Taycheedah township (T 15-16N–R 18E) is on the east shore of Lake Winnebago, northeast of the town and city of Fond du Lac. Governor Doty was attracted to this area and induced many of his friends in New York to make their home here. Reuben Simmons and Francis D. McCarty arrived in 1838. The following year Simmons built a home for Doty, a home which still stands and is used as living quarters for the superintendent of the Wisconsin Home for Women. The name TAYCHEEDAH was chosen by Doty from the Indian word Tee-char-rah which means “camping place.” To Doty it meant “our home.” Doty’s neighbors included many he had known in New York: Senator Tallmadge, Col. Henry Conklin, A. W. Stow, E. H. Galloway, L. Bishop and Dr. J. M. Adams.

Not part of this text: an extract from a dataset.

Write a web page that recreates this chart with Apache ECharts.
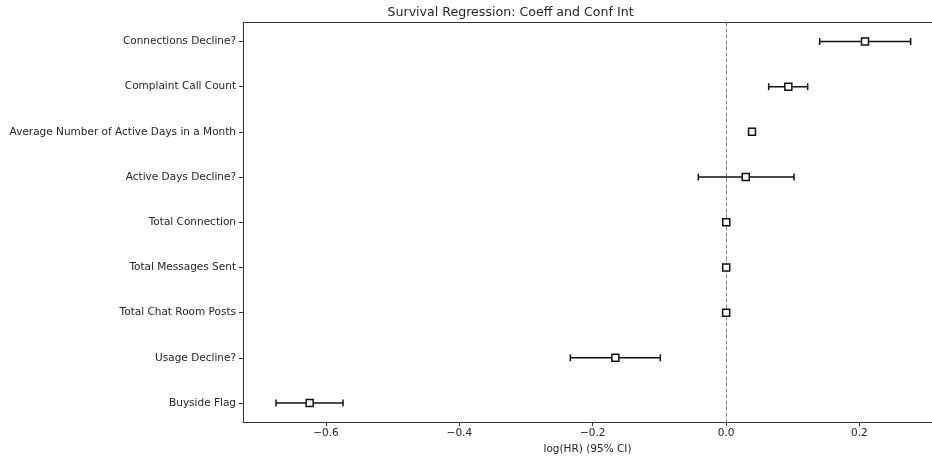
<!DOCTYPE html>
<html>
<head>
<meta charset="utf-8">
<script src="https://cdn.jsdelivr.net/npm/echarts@6/dist/echarts.min.js"></script>
<style>html,body{margin:0;padding:0;background:#fff;}#chart{width:932px;height:458px;}</style>
</head>
<body>
<div id="chart"></div>
<script>
const categories = ['Connections Decline?', 'Complaint Call Count', 'Average Number of Active Days in a Month', 'Active Days Decline?', 'Total Connection', 'Total Messages Sent', 'Total Chat Room Posts', 'Usage Decline?', 'Buyside Flag'];
const coef  = [0.2085, 0.0935, 0.0390, 0.0296, 0.0004, 0.0003, 0.0002, -0.1660, -0.6245];
const lower = [0.1405, 0.0640, 0.0360, -0.0415, 0.0001, 0.0001, 0.0000, -0.2335, -0.6750];
const upper = [0.2770, 0.1225, 0.0420, 0.1020, 0.0007, 0.0005, 0.0004, -0.0985, -0.5745];
const xTicks = [-0.6, -0.4, -0.2, 0.0, 0.2];
const title = 'Survival Regression: Coeff and Conf Int';
const xName = 'log(HR) (95% CI)';

const font = 'DejaVu Sans';
const rowIdx = categories.map((c, i) => i);
const chart = echarts.init(document.getElementById('chart'), null, {renderer: 'canvas'});
const fmt = v => (v < 0 ? '\u2212' : '') + Math.abs(v).toFixed(1);

chart.setOption({
  animation: false,
  backgroundColor: '#fff',
  graphic: [{
    type: 'text', left: 587.5 - 200, top: 6,
    style: {text: title, font: '12.6px "DejaVu Sans"', fill: '#262626', width: 400, align: 'center'}
  }],
  grid: {left: 243, top: 22.5, width: 689, height: 399.5, show: false, containLabel: false, outerBoundsMode: 'none'},
  xAxis: [{
    type: 'value', min: -0.7245, max: 0.309,
    splitLine: {show: false},
    axisLine: {show: true, onZero: false, lineStyle: {color: '#333', width: 1}},
    axisTick: {show: true, length: 4, lineStyle: {color: '#333'}, customValues: xTicks},
    axisLabel: {customValues: xTicks, formatter: fmt, fontFamily: font, fontSize: 10.5, color: '#262626', margin: 6},
    name: xName, nameLocation: 'middle', nameGap: 22,
    nameTextStyle: {fontFamily: font, fontSize: 10.5, color: '#262626'}
  }, {
    type: 'value', position: 'top', min: -0.7245, max: 0.309,
    splitLine: {show: false},
    axisLine: {show: true, onZero: false, lineStyle: {color: '#333', width: 1}},
    axisTick: {show: false}, axisLabel: {show: false}
  }],
  yAxis: {
    type: 'value', inverse: true, min: -0.42, max: 8.42,
    splitLine: {show: false},
    axisLine: {show: true, onZero: false, lineStyle: {color: '#333', width: 1}},
    axisTick: {show: true, length: 4, lineStyle: {color: '#333'}, customValues: rowIdx},
    axisLabel: {customValues: rowIdx, formatter: v => categories[Math.round(v)], fontFamily: font, fontSize: 10.5, color: '#262626', margin: 7}
  },
  series: [
    {
      type: 'custom',
      z: 3,
      silent: true,
      encode: {x: [0, 1], y: 2},
      data: rowIdx.map(i => [lower[i], upper[i], i]),
      renderItem: function (params, api) {
        const p0 = api.coord([api.value(0), api.value(2)]);
        const p1 = api.coord([api.value(1), api.value(2)]);
        const h = 3.5;
        const st = {stroke: '#111', lineWidth: 1.5, fill: null};
        return {type: 'group', children: [
          {type: 'line', shape: {x1: p0[0], y1: p0[1], x2: p1[0], y2: p1[1]}, style: st},
          {type: 'line', shape: {x1: p0[0], y1: p0[1] - h, x2: p0[0], y2: p0[1] + h}, style: st},
          {type: 'line', shape: {x1: p1[0], y1: p1[1] - h, x2: p1[0], y2: p1[1] + h}, style: st}
        ]};
      }
    },
    {
      type: 'scatter',
      z: 4,
      symbol: 'rect', symbolSize: 7,
      itemStyle: {color: '#fff', borderColor: '#111', borderWidth: 1.5, opacity: 1},
      data: rowIdx.map(i => [coef[i], i]),
      markLine: {
        silent: true, symbol: 'none', z: 2,
        label: {show: false},
        lineStyle: {type: [4, 2], color: '#808080', width: 1},
        data: [{xAxis: 0}]
      }
    }
  ]
});
</script>
</body>
</html>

The harbor facilities of the township were superior to those of either Fond du Lac or Oshkosh so a little Village of Taycheedah in Section 31 soon became the largest of the settlements in the area.
Taycheedah had the first store in the county and the first school. The school was built in 1842 with Doty and Col. Conklin doing some of the work. Conklin then contributed the bell of his boat the Advocate which he had operated on the Hudson River until the boat was wrecked. This building was also used for church services.
Another school was built in 1857 and the first building was then used for community affairs such as town meetings, concerts and women’s war activities. Since 1926 it has been call the Taycheedah Community Club. The village is still unincorporated.